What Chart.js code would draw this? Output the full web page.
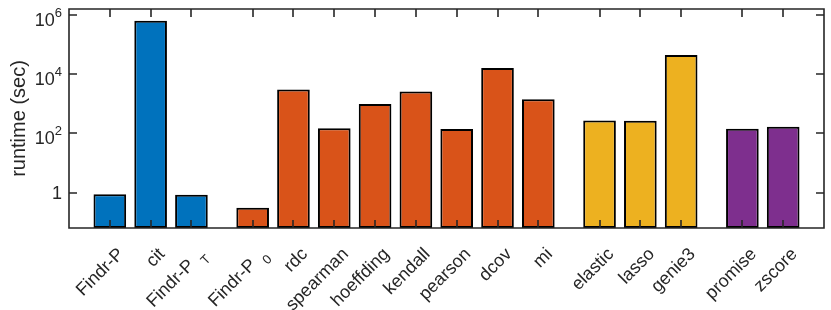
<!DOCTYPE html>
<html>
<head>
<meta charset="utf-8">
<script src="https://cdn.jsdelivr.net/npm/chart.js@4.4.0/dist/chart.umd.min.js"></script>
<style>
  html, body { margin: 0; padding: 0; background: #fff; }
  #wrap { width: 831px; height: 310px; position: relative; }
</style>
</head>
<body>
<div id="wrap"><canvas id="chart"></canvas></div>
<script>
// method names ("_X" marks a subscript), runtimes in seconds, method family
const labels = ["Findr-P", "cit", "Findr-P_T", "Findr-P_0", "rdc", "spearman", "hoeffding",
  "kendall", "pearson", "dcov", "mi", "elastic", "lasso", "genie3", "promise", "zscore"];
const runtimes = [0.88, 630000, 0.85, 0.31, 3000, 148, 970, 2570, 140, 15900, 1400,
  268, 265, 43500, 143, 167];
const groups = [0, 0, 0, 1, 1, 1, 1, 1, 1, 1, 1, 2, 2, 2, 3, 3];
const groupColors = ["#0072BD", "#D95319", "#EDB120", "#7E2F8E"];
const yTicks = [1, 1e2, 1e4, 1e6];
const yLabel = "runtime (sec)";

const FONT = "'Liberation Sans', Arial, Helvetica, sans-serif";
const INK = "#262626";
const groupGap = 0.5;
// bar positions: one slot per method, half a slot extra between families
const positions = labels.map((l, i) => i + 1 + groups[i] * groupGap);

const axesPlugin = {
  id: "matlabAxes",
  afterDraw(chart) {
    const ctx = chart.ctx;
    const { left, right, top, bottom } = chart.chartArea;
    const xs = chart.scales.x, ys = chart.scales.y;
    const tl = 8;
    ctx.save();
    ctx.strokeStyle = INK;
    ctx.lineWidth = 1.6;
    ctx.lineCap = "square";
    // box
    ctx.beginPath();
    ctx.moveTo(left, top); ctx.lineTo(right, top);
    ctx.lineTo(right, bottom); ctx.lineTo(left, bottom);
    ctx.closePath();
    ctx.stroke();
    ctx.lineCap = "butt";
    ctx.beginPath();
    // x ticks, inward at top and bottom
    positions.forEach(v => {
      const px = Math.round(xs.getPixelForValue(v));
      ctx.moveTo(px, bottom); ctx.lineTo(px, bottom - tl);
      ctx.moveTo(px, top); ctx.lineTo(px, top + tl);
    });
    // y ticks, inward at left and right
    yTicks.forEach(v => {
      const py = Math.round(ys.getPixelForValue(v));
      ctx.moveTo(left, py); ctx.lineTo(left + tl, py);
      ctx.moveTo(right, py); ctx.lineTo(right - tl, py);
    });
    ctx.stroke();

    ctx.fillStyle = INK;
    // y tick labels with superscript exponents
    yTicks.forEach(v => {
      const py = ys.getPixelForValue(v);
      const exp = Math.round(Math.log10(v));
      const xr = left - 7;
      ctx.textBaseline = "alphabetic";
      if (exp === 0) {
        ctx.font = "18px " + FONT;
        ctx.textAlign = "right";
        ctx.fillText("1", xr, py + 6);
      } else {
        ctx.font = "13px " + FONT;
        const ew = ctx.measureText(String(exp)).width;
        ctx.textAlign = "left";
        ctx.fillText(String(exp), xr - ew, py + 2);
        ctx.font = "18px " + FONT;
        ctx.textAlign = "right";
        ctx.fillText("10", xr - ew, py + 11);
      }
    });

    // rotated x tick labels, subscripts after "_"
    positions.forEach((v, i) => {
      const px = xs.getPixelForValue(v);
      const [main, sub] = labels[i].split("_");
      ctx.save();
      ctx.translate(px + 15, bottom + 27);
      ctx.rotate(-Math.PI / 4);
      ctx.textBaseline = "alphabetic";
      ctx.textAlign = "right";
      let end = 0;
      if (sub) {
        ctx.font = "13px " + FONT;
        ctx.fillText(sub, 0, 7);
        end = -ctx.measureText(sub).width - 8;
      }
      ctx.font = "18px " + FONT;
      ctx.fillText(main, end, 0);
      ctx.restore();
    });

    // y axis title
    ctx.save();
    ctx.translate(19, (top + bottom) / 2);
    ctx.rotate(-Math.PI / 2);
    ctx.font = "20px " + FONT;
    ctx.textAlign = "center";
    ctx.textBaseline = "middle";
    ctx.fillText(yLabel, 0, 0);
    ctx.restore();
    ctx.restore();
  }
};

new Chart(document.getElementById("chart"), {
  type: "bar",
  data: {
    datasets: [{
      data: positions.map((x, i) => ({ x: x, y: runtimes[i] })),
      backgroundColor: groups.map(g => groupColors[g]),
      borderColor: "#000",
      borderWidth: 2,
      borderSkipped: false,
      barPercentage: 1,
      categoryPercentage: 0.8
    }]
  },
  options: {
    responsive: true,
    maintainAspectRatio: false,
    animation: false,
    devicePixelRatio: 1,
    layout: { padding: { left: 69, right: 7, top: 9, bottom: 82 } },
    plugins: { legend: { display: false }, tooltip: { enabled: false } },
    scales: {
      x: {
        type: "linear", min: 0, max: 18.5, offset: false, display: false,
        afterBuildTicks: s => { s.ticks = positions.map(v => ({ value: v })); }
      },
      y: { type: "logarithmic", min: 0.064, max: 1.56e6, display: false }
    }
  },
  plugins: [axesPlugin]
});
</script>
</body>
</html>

**SET TASK**
Skip the pictures, then retype every line above exactly.

**FINISHED TASK**
What Chart.js code would draw this? Output the full web page.
<!DOCTYPE html>
<html>
<head>
<meta charset="utf-8">
<script src="https://cdn.jsdelivr.net/npm/chart.js@4.4.0/dist/chart.umd.min.js"></script>
<style>
  html, body { margin: 0; padding: 0; background: #fff; }
  #wrap { width: 831px; height: 310px; position: relative; }
</style>
</head>
<body>
<div id="wrap"><canvas id="chart"></canvas></div>
<script>
// method names ("_X" marks a subscript), runtimes in seconds, method family
const labels = ["Findr-P", "cit", "Findr-P_T", "Findr-P_0", "rdc", "spearman", "hoeffding",
  "kendall", "pearson", "dcov", "mi", "elastic", "lasso", "genie3", "promise", "zscore"];
const runtimes = [0.88, 630000, 0.85, 0.31, 3000, 148, 970, 2570, 140, 15900, 1400,
  268, 265, 43500, 143, 167];
const groups = [0, 0, 0, 1, 1, 1, 1, 1, 1, 1, 1, 2, 2, 2, 3, 3];
const groupColors = ["#0072BD", "#D95319", "#EDB120", "#7E2F8E"];
const yTicks = [1, 1e2, 1e4, 1e6];
const yLabel = "runtime (sec)";

const FONT = "'Liberation Sans', Arial, Helvetica, sans-serif";
const INK = "#262626";
const groupGap = 0.5;
// bar positions: one slot per method, half a slot extra between families
const positions = labels.map((l, i) => i + 1 + groups[i] * groupGap);

const axesPlugin = {
  id: "matlabAxes",
  afterDraw(chart) {
    const ctx = chart.ctx;
    const { left, right, top, bottom } = chart.chartArea;
    const xs = chart.scales.x, ys = chart.scales.y;
    const tl = 8;
    ctx.save();
    ctx.strokeStyle = INK;
    ctx.lineWidth = 1.6;
    ctx.lineCap = "square";
    // box
    ctx.beginPath();
    ctx.moveTo(left, top); ctx.lineTo(right, top);
    ctx.lineTo(right, bottom); ctx.lineTo(left, bottom);
    ctx.closePath();
    ctx.stroke();
    ctx.lineCap = "butt";
    ctx.beginPath();
    // x ticks, inward at top and bottom
    positions.forEach(v => {
      const px = Math.round(xs.getPixelForValue(v));
      ctx.moveTo(px, bottom); ctx.lineTo(px, bottom - tl);
      ctx.moveTo(px, top); ctx.lineTo(px, top + tl);
    });
    // y ticks, inward at left and right
    yTicks.forEach(v => {
      const py = Math.round(ys.getPixelForValue(v));
      ctx.moveTo(left, py); ctx.lineTo(left + tl, py);
      ctx.moveTo(right, py); ctx.lineTo(right - tl, py);
    });
    ctx.stroke();

    ctx.fillStyle = INK;
    // y tick labels with superscript exponents
    yTicks.forEach(v => {
      const py = ys.getPixelForValue(v);
      const exp = Math.round(Math.log10(v));
      const xr = left - 7;
      ctx.textBaseline = "alphabetic";
      if (exp === 0) {
        ctx.font = "18px " + FONT;
        ctx.textAlign = "right";
        ctx.fillText("1", xr, py + 6);
      } else {
        ctx.font = "13px " + FONT;
        const ew = ctx.measureText(String(exp)).width;
        ctx.textAlign = "left";
        ctx.fillText(String(exp), xr - ew, py + 2);
        ctx.font = "18px " + FONT;
        ctx.textAlign = "right";
        ctx.fillText("10", xr - ew, py + 11);
      }
    });

    // rotated x tick labels, subscripts after "_"
    positions.forEach((v, i) => {
      const px = xs.getPixelForValue(v);
      const [main, sub] = labels[i].split("_");
      ctx.save();
      ctx.translate(px + 15, bottom + 27);
      ctx.rotate(-Math.PI / 4);
      ctx.textBaseline = "alphabetic";
      ctx.textAlign = "right";
      let end = 0;
      if (sub) {
        ctx.font = "13px " + FONT;
        ctx.fillText(sub, 0, 7);
        end = -ctx.measureText(sub).width - 8;
      }
      ctx.font = "18px " + FONT;
      ctx.fillText(main, end, 0);
      ctx.restore();
    });

    // y axis title
    ctx.save();
    ctx.translate(19, (top + bottom) / 2);
    ctx.rotate(-Math.PI / 2);
    ctx.font = "20px " + FONT;
    ctx.textAlign = "center";
    ctx.textBaseline = "middle";
    ctx.fillText(yLabel, 0, 0);
    ctx.restore();
    ctx.restore();
  }
};

new Chart(document.getElementById("chart"), {
  type: "bar",
  data: {
    datasets: [{
      data: positions.map((x, i) => ({ x: x, y: runtimes[i] })),
      backgroundColor: groups.map(g => groupColors[g]),
      borderColor: "#000",
      borderWidth: 2,
      borderSkipped: false,
      barPercentage: 1,
      categoryPercentage: 0.8
    }]
  },
  options: {
    responsive: true,
    maintainAspectRatio: false,
    animation: false,
    devicePixelRatio: 1,
    layout: { padding: { left: 69, right: 7, top: 9, bottom: 82 } },
    plugins: { legend: { display: false }, tooltip: { enabled: false } },
    scales: {
      x: {
        type: "linear", min: 0, max: 18.5, offset: false, display: false,
        afterBuildTicks: s => { s.ticks = positions.map(v => ({ value: v })); }
      },
      y: { type: "logarithmic", min: 0.064, max: 1.56e6, display: false }
    }
  },
  plugins: [axesPlugin]
});
</script>
</body>
</html>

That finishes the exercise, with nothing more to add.